Au même titre que Warriors d’ailleurs, téléfilm efficace et sûrement très utile, qui en dehors de certains travers scénaristiques – toujours en rajouter dans l’émotion – choisit de mettre en scène une partie de ce qui avait échappé aux images, plus près d’un intime, celui des soldats de l’Onu et de leur impuissance face à l’horreur : dénoncer et indigner.
Au nom de l’Humanité démarre par la signature des accords de Dayton à Paris et dévoile cette scène dans une durée plutôt rare pour ce genre d’événement – tant elle a été hachée par les actualités télévisées et noyée sous les commentaires journalistiques. On peut dès lors tout simplement regarder. D’emblée cette séquence annonce le travail de distanciation à l’œuvre dans le film, porté par la fonction même de l’institution du Tribunal de La Haye et de ses représentants : témoigner, rendre justice. La forme est sobre et le propos précis.
Mais dans ce qui serait au plus près de l’implication, de celle qui laisse une trace plus que visuelle – quelque chose peut-être d’une résistance sourde ou d’une forme de conscience –, en écho incontournable à cette programmation, répond en fin de semaine, le monumental L’Année après Dayton. Nikolaus Geyrhalter suit une année de la survie dans l’après-guerre. Les saisons rythment le film et la lente tentative de reconstruction. La démarche si caractéristique du cinéma de Geyrhalter trouve toute sa force et son envergure dans cette rencontre avec un au-delà de la guerre très pudique, au plus près des personnes.
Cette façon de marcher dans les traces, pas à pas, de ceux qu’il filme, de se fondre avec le temps et d’entretenir avec lui un rapport à la nécessité ou à l’intégralité, s’accorde avec intégrité et non pas avec quantité. Ainsi au moment où cette femme ressort dans la ville détruite, l’impression d’investir pour la première fois un lieu d’après-guerre dévasté qui transforme une image si souvent vue, un cliché, en un lieu incarné dans lequel la vie reprend.
C’est la dimension irrationnelle et humaine que l’on approche : jamais le film en lui-même ne recherche les causes, c’est toujours aux personnes qu’il revient d’en juger. Ici, multiplier les points de vue, c’est demander et redemander à chacun de raconter une même situation, de décrire chaque chose avec minutie : le quotidien, la nourriture, le logement, les sentiments. C’est toujours à l’autre qu’il revient d’expliquer et de décrire. C’est un processus d’imprégnation ou de perméabilité, jamais fusionnel, qui contamine rapidement le spectateur. Le film démontre la capacité du plan-séquence à accompagner la tentative de recomposition à laquelle sont confrontés les rescapés, les déportés. Et ceci jusque dans des plans d’apparence anodine qui révèlent le caractère vital de l’action : déblayer à la pelle l’étage d’un immeuble désossé, pour combler l’absence de demeure, déminer, pour reconquérir la liberté de se déplacer. Les actions s’inscrivent et surgissent dans le plan. Jamais Geyrhalter ne semble à la recherche de l’action, il l’attend. Et toujours dans ce respect d’une durée qui permet d’évaluer celle nécessaire à la réparation, peut-être infinie.

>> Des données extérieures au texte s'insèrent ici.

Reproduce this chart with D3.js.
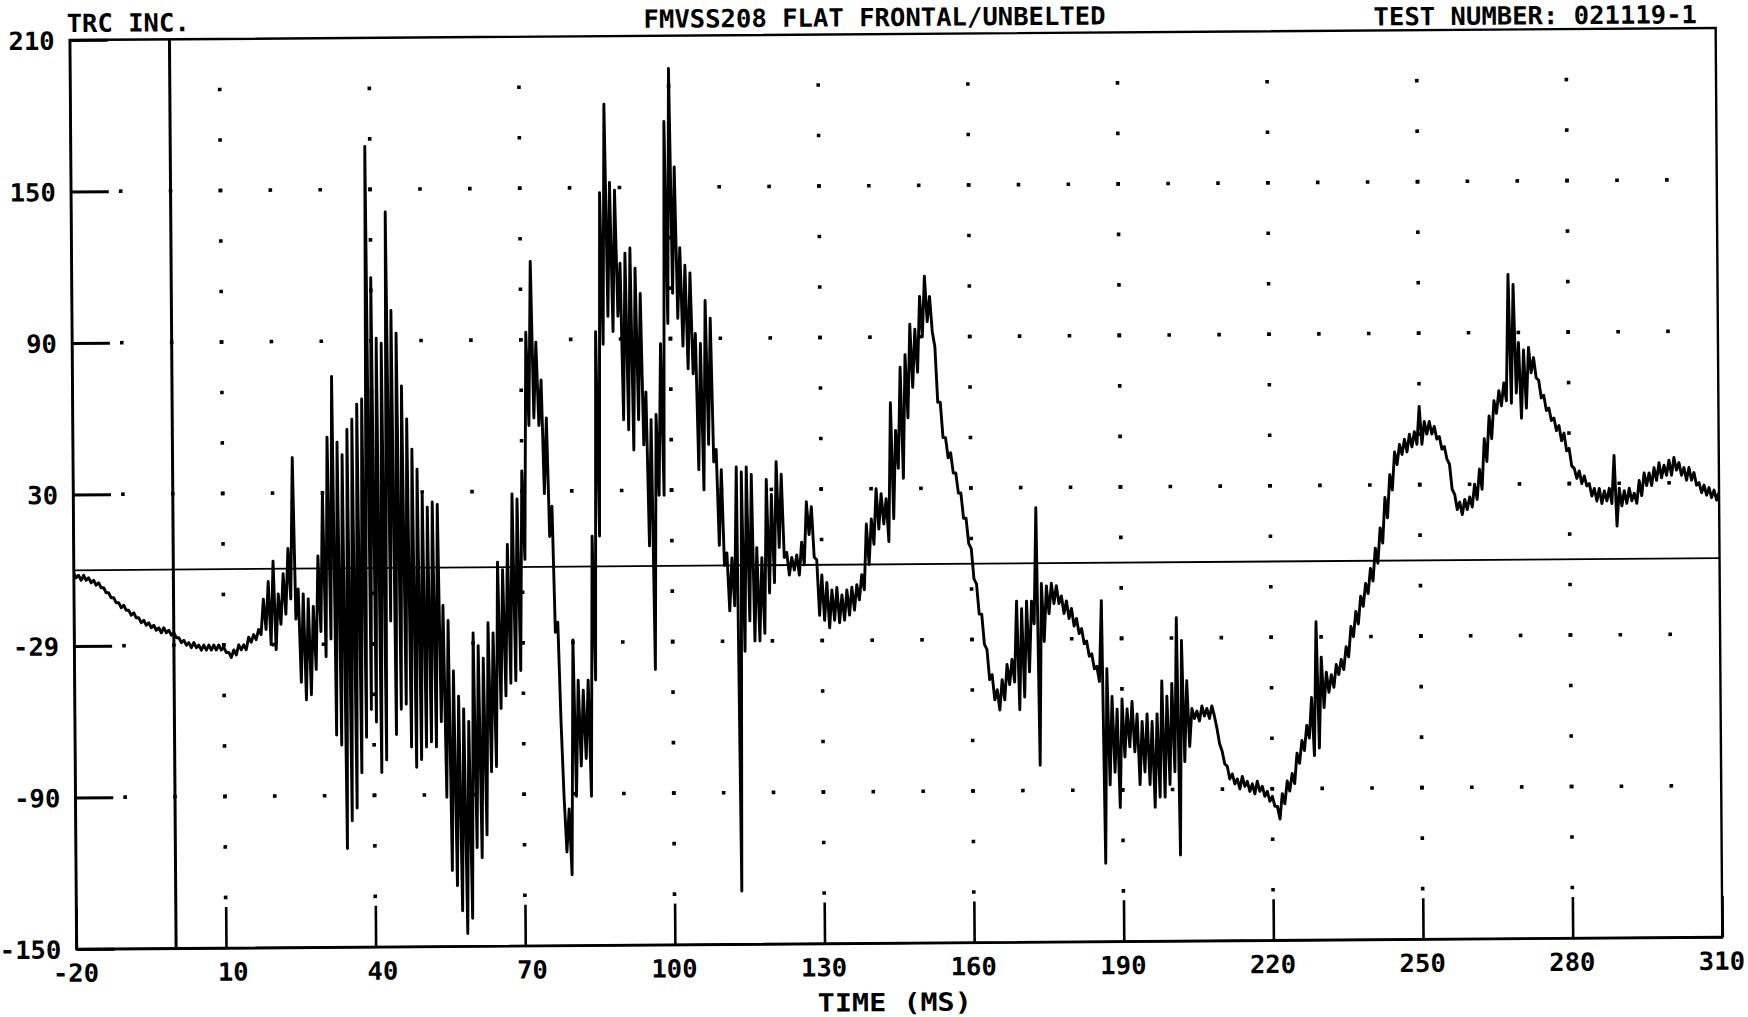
<!DOCTYPE html>
<html><head><meta charset="utf-8">
<script src="https://cdn.jsdelivr.net/npm/d3@7"></script>
<style>html,body{margin:0;padding:0;background:#fff;} svg{display:block;}</style>
</head><body>
<svg id="c" width="1748" height="1017"></svg>
<script>
// ---------- data ----------
const headerLeft = "TRC INC.";
const headerCenter = "FMVSS208 FLAT FRONTAL/UNBELTED";
const headerRight = "TEST NUMBER: 021119-1";
const xAxisTitle = "TIME  (MS)";

const xTickValues = [-20, 10, 40, 70, 100, 130, 160, 190, 220, 250, 280, 310];
const xTickLabels = ["-20", "10", "40", "70", "100", "130", "160", "190", "220", "250", "280", "310"];
const yTickValues = [210, 150, 90, 30, -30, -90, -150];
const yTickLabels = ["210", "150", "90", "30", "-29", "-90", "-150"];

// grid dots
const majorRowValues = [150, 90, 30, -30, -90];
const minorColumnTimes = [-10, 0, 10, 20, 30, 40, 50, 60, 70, 80, 90, 100, 110, 120, 130, 140, 150, 160, 170, 180, 190, 200, 210, 220, 230, 240, 250, 260, 270, 280, 290, 300];
const majorColumnTimes = [10, 40, 70, 100, 130, 160, 190, 220, 250, 280];
const minorRowValues = [190, 170, 150, 130, 110, 90, 70, 50, 30, 10, -10, -30, -50, -70, -90, -110, -130];

// trace: one sample per ms from -20 ms; upper and lower extent of the trace within each ms
const sampleStartMs = -20;
const traceHigh = [
  -1,-2,-2,-3,-4,-5,-7,-9,-11,-13,-14,-16,-17,-19,-20,-21,-22,-23,-23,-24,-25,-27,-28,-29,-29,-30,-30,-30,-30,-30,-31,-33,-32,-30,-30,-27,-26,-24,
  -12,-5,3,-10,-2,8,44,-8,-10,-12,-15,5,30,52,76,50,45,55,
  59,65,67,167,115,91,89,141,102,93,72,59,47,39,29,24,26,25,-15,-21,-41,-51,-56,-61,-26,-31,-36,-22,-26,2,-1,9,29,27,38,93,121,89,74,59,24,-22,-91,-96,-29,-45,-49,-45,12,93,148,183,152,149,120,124,
  126,118,108,69,58,60,88,176,197,158,126,119,116,92,88,105,98,46,38,5,3,39,37,39,36,7,3,34,28,41,36,5,3,4,9,25,23,2,-4,-7,-10,-9,-12,-10,-9,-8,-4,16,18,30,28,26,64,53,78,83,
  95,93,106,114,106,86,64,50,44,36,28,18,6,-8,-20,-34,-44,-50,-46,-40,-38,-15,-18,-15,-15,22,-8,-9,-8,-9,-13,-15,-18,-22,-26,-31,-36,-41,-15,-42,-53,-58,-54,-58,-55,-60,-63,-60,-63,-60,-47,-53,-48,-22,-31,-47,
  -58,-59,-57,-58,-57,-66,-75,-81,-84,-86,-85,-87,-88,-87,-89,-91,-93,-97,-92,-87,-84,-76,-71,-65,-54,-24,-38,-44,-45,-41,-39,-34,-26,-20,-14,-9,-3,5,13,25,34,43,46,48,50,51,61,55,55,53,49,45,38,26,23,24,
  25,30,36,48,57,63,67,70,113,109,86,83,84,80,71,65,60,56,53,50,44,36,35,33,30,28,28,27,28,41,28,27,28,26,31,34,34,36,38,37,39,40,38,36,36,34,30,29,28,27,26
];
const traceLow = [
  -3,-4,-4,-5,-6,-7,-9,-11,-13,-15,-16,-18,-19,-21,-22,-23,-24,-25,-25,-26,-27,-29,-30,-31,-31,-32,-32,-32,-32,-32,-33,-35,-34,-32,-32,-29,-28,-26,
  -24,-30,-32,-22,-18,-12,-20,-45,-52,-50,-40,-25,-35,-28,-66,-70,-111,-100,
  -95,-81,-67,-56,-61,-81,-76,-21,-66,-56,-54,-71,-79,-76,-71,-69,-71,-61,-91,-120,-126,-136,-145,-139,-111,-115,-106,-81,-79,-56,-51,-46,-45,-41,3,56,59,56,29,12,-26,-61,-113,-122,-91,-79,-76,-91,-45,12,88,99,93,99,58,54,
  46,58,48,8,-41,28,28,96,108,98,87,78,76,38,30,48,41,8,0,-18,-16,-129,-34,-22,-30,-30,-27,-11,-7,7,3,-4,-2,-4,0,12,3,-20,-22,-25,-22,-23,-22,-20,-18,-14,-10,0,8,14,16,9,18,38,34,58,
  70,76,90,96,92,64,50,42,36,28,18,8,-6,-20,-32,-46,-54,-58,-54,-48,-47,-58,-53,-43,-24,-80,-31,-20,-16,-16,-20,-22,-25,-28,-32,-37,-42,-47,-119,-88,-83,-97,-77,-73,-75,-88,-83,-88,-97,-93,-93,-88,-83,-116,-79,-73,
  -62,-63,-61,-62,-61,-72,-80,-86,-88,-90,-89,-91,-92,-91,-93,-95,-97,-102,-96,-91,-88,-80,-75,-70,-77,-74,-58,-52,-50,-45,-43,-38,-30,-25,-18,-13,-8,-1,7,17,28,38,42,43,45,46,46,50,50,48,44,40,28,20,18,20,
  21,24,28,39,48,58,61,63,62,66,56,60,74,72,64,59,55,51,47,43,37,32,30,29,25,23,22,23,22,13,21,22,23,22,25,29,29,31,32,33,33,35,33,31,31,29,26,25,24,23,22
];

// ---------- layout ----------
const W = 1748, H = 1017;
const plot = {left: 73, right: 1719, top: 34, bottom: 943};
const FONT = "'DejaVu Sans Mono', 'Liberation Mono', monospace";
const CHAR_W = 15.4;

const svg = d3.select("#c");
svg.append("rect").attr("width", W).attr("height", H).attr("fill", "#fff");

const cx = (plot.left + plot.right) / 2, cy = (plot.top + plot.bottom) / 2;
const root = svg.append("g").attr("transform", `rotate(-0.42 ${cx} ${cy})`);

const x = d3.scaleLinear().domain([-20, 310]).range([plot.left, plot.right]);
const y = d3.scaleLinear().domain([-150, 210]).range([plot.bottom, plot.top]);

// clip
svg.append("defs").append("clipPath").attr("id", "clip")
  .append("rect").attr("x", plot.left).attr("y", plot.top)
  .attr("width", plot.right - plot.left).attr("height", plot.bottom - plot.top);

// grid dots
const dots = [];
majorRowValues.forEach(v => minorColumnTimes.forEach(t => dots.push([t, v])));
majorColumnTimes.forEach(t => minorRowValues.forEach(v => dots.push([t, v])));
root.append("g").selectAll("rect").data(dots).join("rect")
  .attr("x", d => x(d[0]) - 1.8).attr("y", d => y(d[1]) - 1.8)
  .attr("width", 3.6).attr("height", 3.6).attr("fill", "#000");

// zero line
root.append("line")
  .attr("x1", x(-20)).attr("x2", x(310)).attr("y1", y(0)).attr("y2", y(0))
  .attr("stroke", "#000").attr("stroke-width", 1.8);

// time-zero line
root.append("line")
  .attr("x1", x(0)).attr("x2", x(0)).attr("y1", y(210)).attr("y2", y(-150))
  .attr("stroke", "#000").attr("stroke-width", 3);

// frame
root.append("rect")
  .attr("x", plot.left).attr("y", plot.top)
  .attr("width", plot.right - plot.left).attr("height", plot.bottom - plot.top)
  .attr("fill", "none").attr("stroke", "#000").attr("stroke-width", 2.4);

// axes
const yAxis = d3.axisLeft(y).tickValues(yTickValues)
  .tickFormat((d, i) => yTickLabels[i]).tickSizeInner(-38).tickSizeOuter(0).tickPadding(15);
const gy = root.append("g").attr("transform", `translate(${plot.left},0)`).call(yAxis);
gy.select(".domain").attr("stroke-width", 2.4);
gy.selectAll(".tick line").attr("stroke-width", 3);
gy.selectAll(".tick text")
  .attr("font-family", FONT).attr("font-size", 25).attr("font-weight", "bold").attr("fill", "#000")
  .attr("dy", "0.36em")
  .attr("textLength", (d, i) => yTickLabels[i].length * CHAR_W)
  .attr("lengthAdjust", "spacingAndGlyphs");

const xAxis = d3.axisBottom(x).tickValues(xTickValues)
  .tickFormat((d, i) => xTickLabels[i]).tickSizeInner(-41).tickSizeOuter(0).tickPadding(15);
const gx = root.append("g").attr("transform", `translate(0,${plot.bottom})`).call(xAxis);
gx.select(".domain").attr("stroke-width", 2.4);
gx.selectAll(".tick line").attr("stroke-width", 2.6);
gx.selectAll(".tick text")
  .attr("font-family", FONT).attr("font-size", 25).attr("font-weight", "bold").attr("fill", "#000")
  .attr("text-anchor", "end").attr("x", 22).attr("dy", "0.71em")
  .attr("textLength", (d, i) => xTickLabels[i].length * CHAR_W)
  .attr("lengthAdjust", "spacingAndGlyphs");
svg.selectAll(".domain, .tick line").attr("stroke", "#000");

// trace
const pts = [];
traceHigh.forEach((h, i) => {
  const t = sampleStartMs + i;
  pts.push([t, h]);
  pts.push([t + 0.5, traceLow[i]]);
});
const line = d3.line().x(d => x(d[0])).y(d => y(d[1]));
root.append("path").datum(pts)
  .attr("clip-path", "url(#clip)")
  .attr("d", line)
  .attr("fill", "none").attr("stroke", "#000")
  .attr("stroke-width", 2.9).attr("stroke-linejoin", "round");

// header & axis title
function label(txt, x0, yb) {
  root.append("text").text(txt)
    .attr("x", x0).attr("y", yb)
    .attr("font-family", FONT).attr("font-size", 25).attr("font-weight", "bold").attr("fill", "#000")
    .attr("textLength", txt.length * CHAR_W).attr("lengthAdjust", "spacingAndGlyphs");
}
label(headerLeft, 70, 26);
label(headerCenter, 647, 26);
label(headerRight, 1377, 29);
label(xAxisTitle, 814, 1011);
</script>
</body></html>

Le film paraît réconcilier l’ensemble des intentions, parfois trop isolées dans d’autres films, sans jamais pourtant chercher à en faire la synthèse.
L’alternance entre la fixité des plans et les mouvements d’accompagnement du film, proche d’une respiration, autorise une liberté de regard et de critique qui valorise fortement le témoignage et emporte finalement dans son sillage les autres films.